## TASK STATEMENT
Repeat all the material exactly; pictures stay out of your copy.

--- Start DATA LINES ---

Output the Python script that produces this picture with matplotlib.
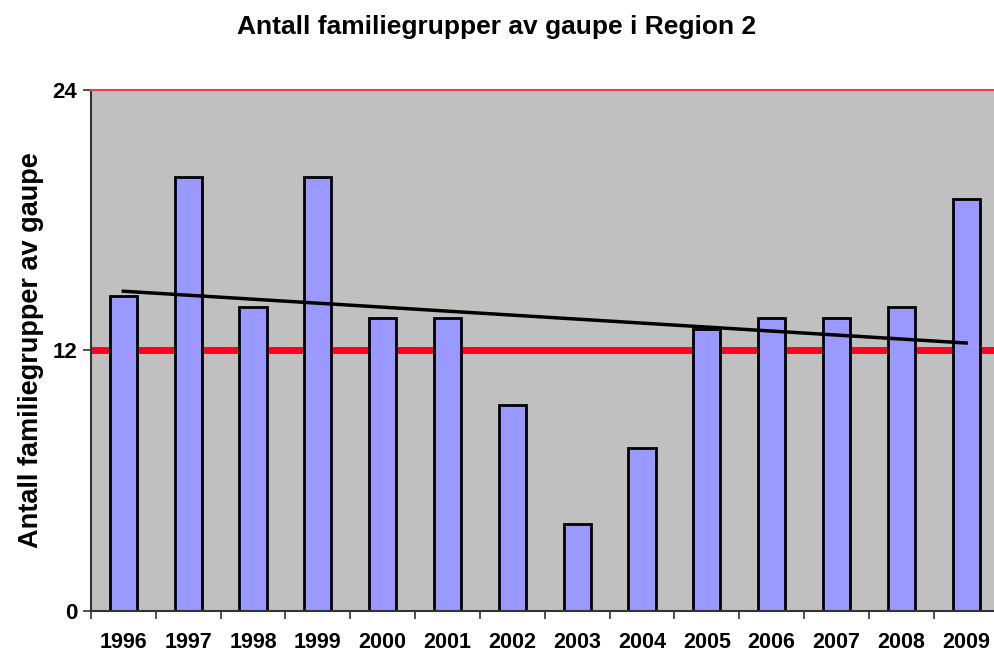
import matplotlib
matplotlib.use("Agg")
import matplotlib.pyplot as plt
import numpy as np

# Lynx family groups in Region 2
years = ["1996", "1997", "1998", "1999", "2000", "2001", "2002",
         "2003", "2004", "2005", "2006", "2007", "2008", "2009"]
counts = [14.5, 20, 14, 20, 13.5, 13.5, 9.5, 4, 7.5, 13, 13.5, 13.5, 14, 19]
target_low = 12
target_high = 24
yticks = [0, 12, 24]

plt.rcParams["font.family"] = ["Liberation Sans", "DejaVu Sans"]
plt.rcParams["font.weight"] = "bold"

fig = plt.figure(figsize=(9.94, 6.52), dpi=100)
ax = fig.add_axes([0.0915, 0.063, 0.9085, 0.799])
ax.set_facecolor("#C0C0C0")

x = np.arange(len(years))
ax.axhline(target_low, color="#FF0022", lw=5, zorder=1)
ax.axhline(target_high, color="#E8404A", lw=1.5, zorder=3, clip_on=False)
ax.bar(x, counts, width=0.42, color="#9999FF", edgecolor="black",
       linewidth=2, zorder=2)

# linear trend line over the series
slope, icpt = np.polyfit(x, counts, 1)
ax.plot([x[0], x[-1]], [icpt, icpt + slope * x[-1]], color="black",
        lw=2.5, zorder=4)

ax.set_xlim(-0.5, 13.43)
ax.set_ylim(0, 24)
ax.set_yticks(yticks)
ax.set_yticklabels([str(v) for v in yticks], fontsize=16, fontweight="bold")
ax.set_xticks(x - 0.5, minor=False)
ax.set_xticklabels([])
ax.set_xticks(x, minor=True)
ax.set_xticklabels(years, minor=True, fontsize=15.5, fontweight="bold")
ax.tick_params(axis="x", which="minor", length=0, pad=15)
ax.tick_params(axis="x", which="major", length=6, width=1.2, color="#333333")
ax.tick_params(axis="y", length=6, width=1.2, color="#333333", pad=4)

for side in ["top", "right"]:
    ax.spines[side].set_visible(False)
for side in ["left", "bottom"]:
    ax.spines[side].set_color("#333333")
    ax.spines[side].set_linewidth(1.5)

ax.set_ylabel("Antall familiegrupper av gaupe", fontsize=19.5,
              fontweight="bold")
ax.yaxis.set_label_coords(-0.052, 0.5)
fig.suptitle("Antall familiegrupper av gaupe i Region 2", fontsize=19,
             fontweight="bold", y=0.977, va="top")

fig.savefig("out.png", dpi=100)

--- End DATA LINES ---

## CORRECT OUTPUT
Output the Python script that produces this picture with matplotlib.
import matplotlib
matplotlib.use("Agg")
import matplotlib.pyplot as plt
import numpy as np

# Lynx family groups in Region 2
years = ["1996", "1997", "1998", "1999", "2000", "2001", "2002",
         "2003", "2004", "2005", "2006", "2007", "2008", "2009"]
counts = [14.5, 20, 14, 20, 13.5, 13.5, 9.5, 4, 7.5, 13, 13.5, 13.5, 14, 19]
target_low = 12
target_high = 24
yticks = [0, 12, 24]

plt.rcParams["font.family"] = ["Liberation Sans", "DejaVu Sans"]
plt.rcParams["font.weight"] = "bold"

fig = plt.figure(figsize=(9.94, 6.52), dpi=100)
ax = fig.add_axes([0.0915, 0.063, 0.9085, 0.799])
ax.set_facecolor("#C0C0C0")

x = np.arange(len(years))
ax.axhline(target_low, color="#FF0022", lw=5, zorder=1)
ax.axhline(target_high, color="#E8404A", lw=1.5, zorder=3, clip_on=False)
ax.bar(x, counts, width=0.42, color="#9999FF", edgecolor="black",
       linewidth=2, zorder=2)

# linear trend line over the series
slope, icpt = np.polyfit(x, counts, 1)
ax.plot([x[0], x[-1]], [icpt, icpt + slope * x[-1]], color="black",
        lw=2.5, zorder=4)

ax.set_xlim(-0.5, 13.43)
ax.set_ylim(0, 24)
ax.set_yticks(yticks)
ax.set_yticklabels([str(v) for v in yticks], fontsize=16, fontweight="bold")
ax.set_xticks(x - 0.5, minor=False)
ax.set_xticklabels([])
ax.set_xticks(x, minor=True)
ax.set_xticklabels(years, minor=True, fontsize=15.5, fontweight="bold")
ax.tick_params(axis="x", which="minor", length=0, pad=15)
ax.tick_params(axis="x", which="major", length=6, width=1.2, color="#333333")
ax.tick_params(axis="y", length=6, width=1.2, color="#333333", pad=4)

for side in ["top", "right"]:
    ax.spines[side].set_visible(False)
for side in ["left", "bottom"]:
    ax.spines[side].set_color("#333333")
    ax.spines[side].set_linewidth(1.5)

ax.set_ylabel("Antall familiegrupper av gaupe", fontsize=19.5,
              fontweight="bold")
ax.yaxis.set_label_coords(-0.052, 0.5)
fig.suptitle("Antall familiegrupper av gaupe i Region 2", fontsize=19,
             fontweight="bold", y=0.977, va="top")

fig.savefig("out.png", dpi=100)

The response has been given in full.